Topological solitons and bulk polarization switch in collinear type II multiferroics

TL;DR

This paper presents a microscopic model for collinear multiferroics that explains magnetic frustration, lattice distortions, and dipolar interactions, leading to a switchable bulk polarization driven by magnetic fields, with topological magnetic excitations ensuring robustness.

Contribution

It introduces a new microscopic model capturing the interplay of magnetic frustration, lattice distortions, and dipolar interactions in multiferroics, revealing a topologically robust polarization switching mechanism.

Findings

Lattice dimerization induces a spontaneous Z2 ferrielectric polarization.

Magnetic field above a critical value switches off the polarization.

Topological magnetic excitations confer robustness to the mechanism.

Abstract

We introduce a microscopic model for collinear multiferroics capable to reproduce, as a consequence of magnetic frustration and easy-axis anisotropy, the so-called "uudd" (or antiphase) magnetic ordering observed in several type II multiferroic materials.

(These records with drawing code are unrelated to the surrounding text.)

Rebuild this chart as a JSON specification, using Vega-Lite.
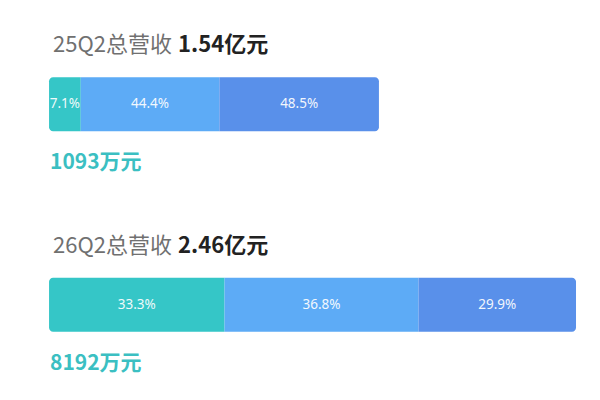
{
  "$schema": "https://vega.github.io/schema/vega-lite/v6.json",
  "width": 600,
  "height": 400,
  "autosize": {"type": "fit", "contains": "padding"},
  "padding": 0,
  "background": "white",
  "config": {"view": {"stroke": null}, "font": "Noto Sans CJK SC"},
  "datasets": {
    "segments": [
      {"period": "25Q2", "seg": "A", "value": 0.148, "label": "7.1%"},
      {"period": "25Q2", "seg": "B", "value": 0.647, "label": "44.4%"},
      {"period": "25Q2", "seg": "C", "value": 0.745, "label": "48.5%"},
      {"period": "26Q2", "seg": "A", "value": 0.8192, "label": "33.3%"},
      {"period": "26Q2", "seg": "B", "value": 0.9053, "label": "36.8%"},
      {"period": "26Q2", "seg": "C", "value": 0.7355, "label": "29.9%"}
    ],
    "totals": [
      {"period": "25Q2", "name": "25Q2总营收", "total": "1.54亿元", "sub": "1093万元"},
      {"period": "26Q2", "name": "26Q2总营收 ", "total": "2.46亿元", "sub": "8192万元"}
    ]
  },
  "encoding": {
    "y": {
      "field": "period",
      "type": "nominal",
      "axis": null,
      "scale": {"domain": ["25Q2", "26Q2"], "range": [4, 405], "paddingInner": 0.73, "paddingOuter": 0.365}
    }
  },
  "layer": [
    {
      "data": {"name": "segments"},
      "transform": [
        {"stack": "value", "groupby": ["period"], "sort": [{"field": "seg"}], "as": ["x0", "x1"]}
      ],
      "layer": [
        {
          "transform": [{"filter": "datum.seg === 'A'"}],
          "mark": {"type": "bar", "cornerRadiusTopLeft": 4, "cornerRadiusBottomLeft": 4}
        },
        {
          "transform": [{"filter": "datum.seg === 'B'"}],
          "mark": {"type": "bar"}
        },
        {
          "transform": [{"filter": "datum.seg === 'C'"}],
          "mark": {"type": "bar", "cornerRadiusTopRight": 4, "cornerRadiusBottomRight": 4}
        }
      ],
      "encoding": {
        "x": {
          "field": "x0",
          "type": "quantitative",
          "axis": null,
          "scale": {"domain": [-0.229, 2.572], "nice": false, "zero": false}
        },
        "x2": {"field": "x1"},
        "color": {
          "field": "seg",
          "type": "nominal",
          "legend": null,
          "scale": {"domain": ["A", "B", "C"], "range": ["#35C6C7", "#5DABF6", "#5990EA"]}
        }
      }
    },
    {
      "data": {"name": "segments"},
      "transform": [
        {"stack": "value", "groupby": ["period"], "sort": [{"field": "seg"}], "as": ["x0", "x1"]},
        {"fold": ["x0", "x1"], "as": ["edge", "pos"]},
        {"aggregate": [{"op": "mean", "field": "pos", "as": "mid"}], "groupby": ["period", "seg", "label"]}
      ],
      "mark": {"type": "text", "font": "Noto Sans", "fontSize": 13.5, "color": "#ffffff", "opacity": 0.92, "baseline": "middle"},
      "encoding": {
        "x": {"field": "mid", "type": "quantitative"},
        "text": {"field": "label"}
      }
    },
    {
      "data": {"name": "totals"},
      "mark": {"type": "text", "align": "left", "baseline": "alphabetic", "fontSize": 22, "color": "#707070", "dx": 4, "dy": -52},
      "encoding": {
        "x": {"datum": 0, "type": "quantitative"},
        "text": {"field": "name"}
      }
    },
    {
      "data": {"name": "totals"},
      "mark": {"type": "text", "align": "left", "baseline": "alphabetic", "fontSize": 22, "fontWeight": "bold", "color": "#222222", "dx": 129, "dy": -52},
      "encoding": {
        "x": {"datum": 0, "type": "quantitative"},
        "text": {"field": "total"}
      }
    },
    {
      "data": {"name": "totals"},
      "mark": {"type": "text", "align": "left", "baseline": "alphabetic", "fontSize": 21, "fontWeight": "bold", "color": "#3BBFC2", "dx": 1, "dy": 65},
      "encoding": {
        "x": {"datum": 0, "type": "quantitative"},
        "text": {"field": "sub"}
      }
    }
  ]
}
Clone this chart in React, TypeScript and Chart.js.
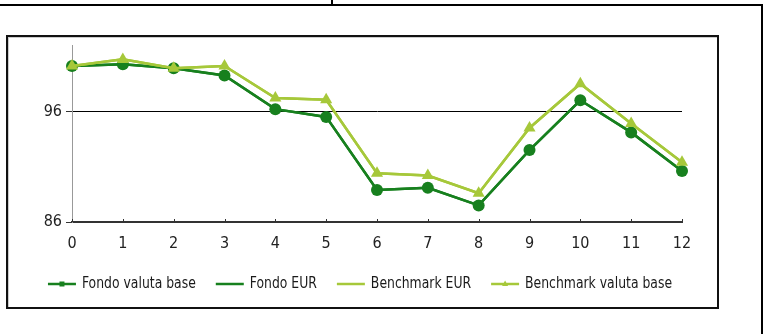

The crucial role of lattice distortions in the multiferroic character of these materials is entered into the model via an indirect magnetoelectric coupling, mediated by elastic degrees of freedom through a pantograph mechanism. Long range dipolar interactions set electric dipoles in the antiferroelectric order. We investigate this model by means of extensive DMRG computations and complementary analytical methods. We show that a lattice dimerization induces a spontaneous Z2 ferrielectric bulk polarization, with a sharp switch off produced by a magnetic field above a critical value. The topological character of the magnetic excitations makes this mechanism robust.